Tuesday, April 24, 2007

GM challenges the eco-critics

Wednesday, April 18, 2007
2007 SAE World Congress
GM challenges the eco-critics
Environmentalists make case to Bob Lutz; GM says plans not cut and dried as explained.
David Shepardson / Detroit News Washington Bureau







DETROIT -- General Motors Corp. Vice Chairman Bob Lutz met with one of the company's strongest environmental critics on Tuesday, following up on an earlier challenge.

Earlier this month, Lutz called on the Union of Concerned Scientists, a group that has lobbied for higher fuel economy standards, to visit GM, talk to his staff and show them the gasoline-saving technology the group says is readily available but ignored by automakers.

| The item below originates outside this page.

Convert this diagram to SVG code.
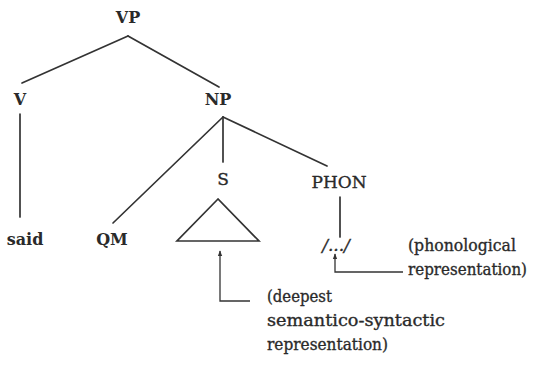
<svg xmlns="http://www.w3.org/2000/svg" width="535" height="365" viewBox="0 0 535 365">
<defs>
<style>
.lb{font-family:"DejaVu Serif","Liberation Serif",serif;font-weight:bold;font-size:16px;fill:#2a2a2a;text-anchor:middle}
.rg{font-family:"DejaVu Serif","Liberation Serif",serif;font-size:17px;fill:#2a2a2a;stroke:#2a2a2a;stroke-width:0.35}
.ln{stroke:#333;stroke-width:1.7;fill:none;stroke-linecap:round}
.ar{stroke:#333;stroke-width:1.3;fill:none}
</style>
<marker id="ah" viewBox="0 0 8 8" refX="7" refY="4" markerWidth="6" markerHeight="6" orient="auto" markerUnits="userSpaceOnUse">
<path d="M0,1 L8,4 L0,7 Z" fill="#333"/>
</marker>
</defs>
<rect width="535" height="365" fill="#fff"/>
<g id="connectors">
<line class="ln" x1="128" y1="36" x2="22" y2="83"/>
<line class="ln" x1="128" y1="36" x2="219" y2="87"/>
<line class="ln" x1="20" y1="114" x2="20" y2="217"/>
<line class="ln" x1="223" y1="117" x2="113" y2="223"/>
<line class="ln" x1="223" y1="117" x2="223" y2="162"/>
<line class="ln" x1="223" y1="117" x2="327" y2="166"/>
<line class="ln" x1="340" y1="197" x2="340" y2="237"/>
<polyline class="ar" points="250,301 220,301 220,251" marker-end="url(#ah)"/>
<polyline class="ar" points="403,272 335,272 335,254" marker-end="url(#ah)"/>
</g>
<g id="VP"><text class="lb" x="128" y="23">VP</text></g>
<g id="V"><text class="lb" x="20" y="105">V</text></g>
<g id="NP"><text class="lb" x="218" y="105">NP</text></g>
<g id="said"><text class="lb" x="25" y="245">said</text></g>
<g id="QM"><text class="lb" x="112" y="245">QM</text></g>
<g id="S">
<text class="rg" x="223" y="185" text-anchor="middle">S</text>
<polygon class="ln" points="218,199 177,241 259,241" stroke-linejoin="miter"/>
</g>
<g id="PHON"><text class="rg" x="339" y="188" text-anchor="middle" font-size="16.5">PHON</text></g>
<g id="phon-form"><text class="rg" x="336" y="251" text-anchor="middle" font-style="italic" font-size="14">/.../</text></g>
<g id="phon-note">
<text class="rg" x="408" y="251" textLength="108" lengthAdjust="spacingAndGlyphs">(phonological</text>
<text class="rg" x="527" y="275" font-size="15.5" text-anchor="end" textLength="119" lengthAdjust="spacingAndGlyphs">representation)</text>
</g>
<g id="deep-note">
<text class="rg" x="267" y="302" textLength="65" lengthAdjust="spacingAndGlyphs">(deepest</text>
<text class="rg" x="267" y="326" textLength="178" lengthAdjust="spacingAndGlyphs">semantico-syntactic</text>
<text class="rg" x="267" y="350" textLength="121" lengthAdjust="spacingAndGlyphs">representation)</text>
</g>
</svg>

"This is a challenge I want to put out to people who think they have a solution, and are so much smarter than we are," Lutz told the Wall Street Journal. "Let them come and see us. If the technology were readily and easily available, what on earth would our motive be for withholding it?"

Meeting in Lutz's office at GM's headquarters, David Friedman, head of the Clean Vehicle Research program at the Union of Concerned Scientists, and Lutz discussed the group's contention that with off-the-shelf technology, the automaker could build a minivan that would reduce tailpipe emissions by 40 percent -- and cost just $300 per vehicle.

In March, the group's engineers unveiled a minivan design they said showed automakers can build affordable vehicles with existing technology that meet or exceed pollution standards adopted by California and other states.

Following the two-hour meeting Wednesday, Friedman said GM and the group remained at "loggerheads." Both sides agreed to keep details confidential.

But Friedman noted, "I think we will have to build a driveable vehicle" to convince GM the technology works. "We didn't change any minds."

Lutz declined comment. GM spokesman Chris Preuss said, "The challenge with the environmentalists is that there is a complete lack of business and technical experience from which they can draw conclusions.

"The fact is that we must balance dozens of complex regulatory and consumer issues in producing vehicles -- safety, performance, fuel economy and affordability, to name but a few The more we can inform and engage the misconceptions, the more robust the societal discussion will be. For that reason, we think the meeting was very worthwhile."

Lutz has been an ardent critic of fuel economy mandates. With Congress considering proposals to dramatically increase the fuel efficiency of the nation's cars and trucks, automakers face the prospect of spending billions of dollars to adapt their fleets.

"There is no technological bag of tricks that enables much better fuel economy than we have today," he wrote on a company blog in December. "Despite what alarmists may think, we don't have any magic 100-mpg carburetor that we're holding back because we're in bed with the oil companies."

Larry Nitz, executive director of GM's hybrid technology, said Tuesday at the Society of Automotive Engineers 2007 World Congress that incorporating existing technology could boost fuel efficiency by 18-20 percent.

"In the long run, we need to take the automobile out of the environmental debate" by moving to electrically-powered vehicles, Nitz said.